• **What you should do**
Identify the lines that contain the word "this", then copy them.

• **Material to process**
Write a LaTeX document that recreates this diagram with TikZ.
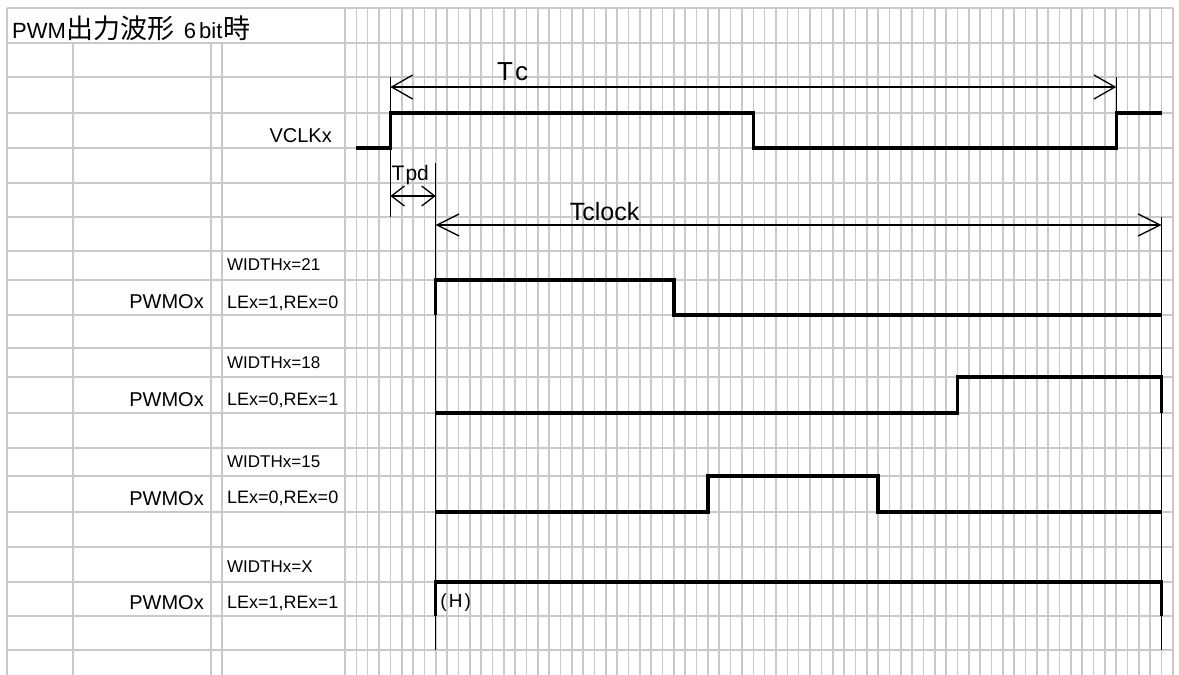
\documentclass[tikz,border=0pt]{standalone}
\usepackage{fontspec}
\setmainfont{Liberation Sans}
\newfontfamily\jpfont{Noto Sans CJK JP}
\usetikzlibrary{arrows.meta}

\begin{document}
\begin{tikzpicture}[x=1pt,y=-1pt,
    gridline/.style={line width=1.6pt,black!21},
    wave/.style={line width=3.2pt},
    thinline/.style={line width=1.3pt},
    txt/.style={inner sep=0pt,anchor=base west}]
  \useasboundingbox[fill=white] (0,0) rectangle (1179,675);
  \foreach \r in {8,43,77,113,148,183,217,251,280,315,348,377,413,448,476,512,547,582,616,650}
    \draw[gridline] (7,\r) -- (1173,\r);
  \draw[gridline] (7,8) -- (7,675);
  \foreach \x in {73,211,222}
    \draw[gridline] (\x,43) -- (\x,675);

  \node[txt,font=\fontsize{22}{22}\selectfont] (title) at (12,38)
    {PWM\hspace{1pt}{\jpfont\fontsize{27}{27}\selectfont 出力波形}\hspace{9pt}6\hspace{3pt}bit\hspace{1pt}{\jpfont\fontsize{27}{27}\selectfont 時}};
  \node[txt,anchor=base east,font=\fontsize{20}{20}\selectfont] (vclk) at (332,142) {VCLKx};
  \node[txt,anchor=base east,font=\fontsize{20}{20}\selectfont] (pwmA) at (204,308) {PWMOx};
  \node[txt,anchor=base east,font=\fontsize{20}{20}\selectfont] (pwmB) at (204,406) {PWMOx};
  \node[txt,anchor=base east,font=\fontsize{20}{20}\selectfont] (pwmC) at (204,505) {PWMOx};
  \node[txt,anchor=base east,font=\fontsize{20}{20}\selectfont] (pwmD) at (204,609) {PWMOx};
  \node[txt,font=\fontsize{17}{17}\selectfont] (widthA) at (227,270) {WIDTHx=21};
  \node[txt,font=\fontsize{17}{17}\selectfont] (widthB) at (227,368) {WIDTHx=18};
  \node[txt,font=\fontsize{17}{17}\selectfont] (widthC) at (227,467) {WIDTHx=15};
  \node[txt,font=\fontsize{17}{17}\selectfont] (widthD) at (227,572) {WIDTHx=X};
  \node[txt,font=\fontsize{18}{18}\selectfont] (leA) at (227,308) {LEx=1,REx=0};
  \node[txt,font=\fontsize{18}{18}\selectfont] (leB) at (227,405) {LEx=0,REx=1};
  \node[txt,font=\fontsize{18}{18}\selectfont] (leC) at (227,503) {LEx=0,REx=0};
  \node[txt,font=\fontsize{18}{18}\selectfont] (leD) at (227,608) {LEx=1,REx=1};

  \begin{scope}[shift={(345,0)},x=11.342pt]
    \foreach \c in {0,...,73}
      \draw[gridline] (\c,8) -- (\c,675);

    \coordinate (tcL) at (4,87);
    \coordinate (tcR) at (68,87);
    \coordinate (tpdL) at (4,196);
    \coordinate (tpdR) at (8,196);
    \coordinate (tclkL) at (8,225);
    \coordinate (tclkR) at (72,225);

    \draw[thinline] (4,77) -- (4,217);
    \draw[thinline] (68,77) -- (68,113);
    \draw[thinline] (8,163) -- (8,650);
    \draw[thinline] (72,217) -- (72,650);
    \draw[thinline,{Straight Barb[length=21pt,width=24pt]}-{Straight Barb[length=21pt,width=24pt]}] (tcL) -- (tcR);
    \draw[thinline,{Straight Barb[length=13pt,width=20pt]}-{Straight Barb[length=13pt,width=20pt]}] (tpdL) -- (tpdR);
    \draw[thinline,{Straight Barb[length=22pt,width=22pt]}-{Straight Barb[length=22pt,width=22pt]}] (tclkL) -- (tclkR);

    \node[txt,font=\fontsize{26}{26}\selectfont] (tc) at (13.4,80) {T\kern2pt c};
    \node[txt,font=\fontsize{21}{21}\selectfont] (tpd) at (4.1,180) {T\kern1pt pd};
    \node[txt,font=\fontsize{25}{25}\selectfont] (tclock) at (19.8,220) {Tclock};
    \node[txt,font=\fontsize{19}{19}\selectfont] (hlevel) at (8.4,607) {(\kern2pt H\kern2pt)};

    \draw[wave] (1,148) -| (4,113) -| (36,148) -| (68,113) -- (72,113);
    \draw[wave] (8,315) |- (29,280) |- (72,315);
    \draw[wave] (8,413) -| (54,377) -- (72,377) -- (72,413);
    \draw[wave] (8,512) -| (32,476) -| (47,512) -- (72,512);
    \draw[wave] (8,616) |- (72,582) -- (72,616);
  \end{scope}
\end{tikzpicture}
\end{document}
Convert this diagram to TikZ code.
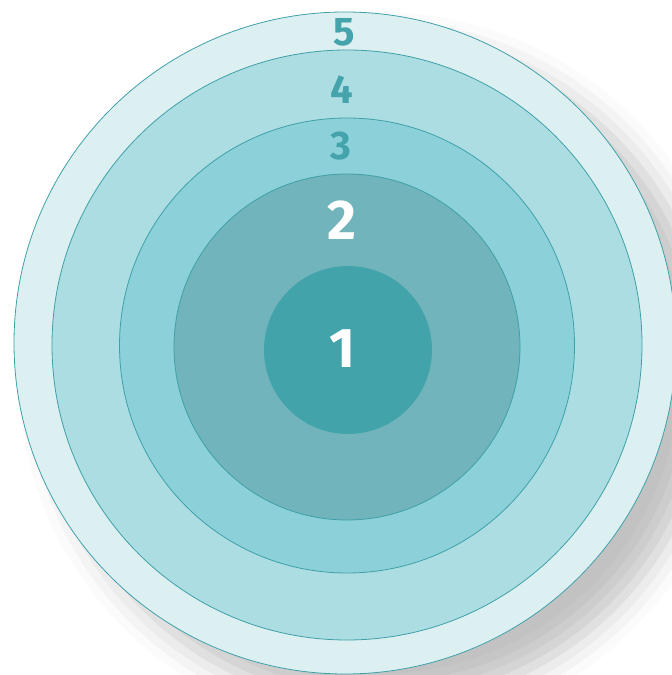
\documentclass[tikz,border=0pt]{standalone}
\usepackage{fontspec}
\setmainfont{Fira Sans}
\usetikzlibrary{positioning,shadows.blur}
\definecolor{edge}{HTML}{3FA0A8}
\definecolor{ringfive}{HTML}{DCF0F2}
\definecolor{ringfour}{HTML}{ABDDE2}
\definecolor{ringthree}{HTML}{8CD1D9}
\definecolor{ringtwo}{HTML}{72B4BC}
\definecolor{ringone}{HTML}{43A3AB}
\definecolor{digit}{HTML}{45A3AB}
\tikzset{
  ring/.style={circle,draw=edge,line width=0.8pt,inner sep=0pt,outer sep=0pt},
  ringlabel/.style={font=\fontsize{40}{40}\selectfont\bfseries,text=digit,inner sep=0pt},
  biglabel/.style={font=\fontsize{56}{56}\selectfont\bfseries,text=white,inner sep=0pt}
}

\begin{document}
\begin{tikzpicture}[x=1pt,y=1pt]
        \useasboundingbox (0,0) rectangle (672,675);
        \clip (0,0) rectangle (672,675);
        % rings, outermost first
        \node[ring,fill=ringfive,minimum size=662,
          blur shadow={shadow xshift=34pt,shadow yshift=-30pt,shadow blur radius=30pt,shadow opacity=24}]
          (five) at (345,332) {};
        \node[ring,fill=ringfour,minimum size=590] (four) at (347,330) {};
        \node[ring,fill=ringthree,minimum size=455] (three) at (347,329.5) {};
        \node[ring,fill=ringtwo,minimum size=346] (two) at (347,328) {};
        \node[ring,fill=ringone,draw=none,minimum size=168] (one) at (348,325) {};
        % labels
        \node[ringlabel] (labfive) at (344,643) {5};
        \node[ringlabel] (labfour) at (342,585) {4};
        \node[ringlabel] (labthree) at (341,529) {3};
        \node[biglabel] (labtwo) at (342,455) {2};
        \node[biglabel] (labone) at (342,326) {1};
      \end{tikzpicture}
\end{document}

• **Finished answer**
Write a LaTeX document that recreates this diagram with TikZ.
Convert this diagram to TikZ code.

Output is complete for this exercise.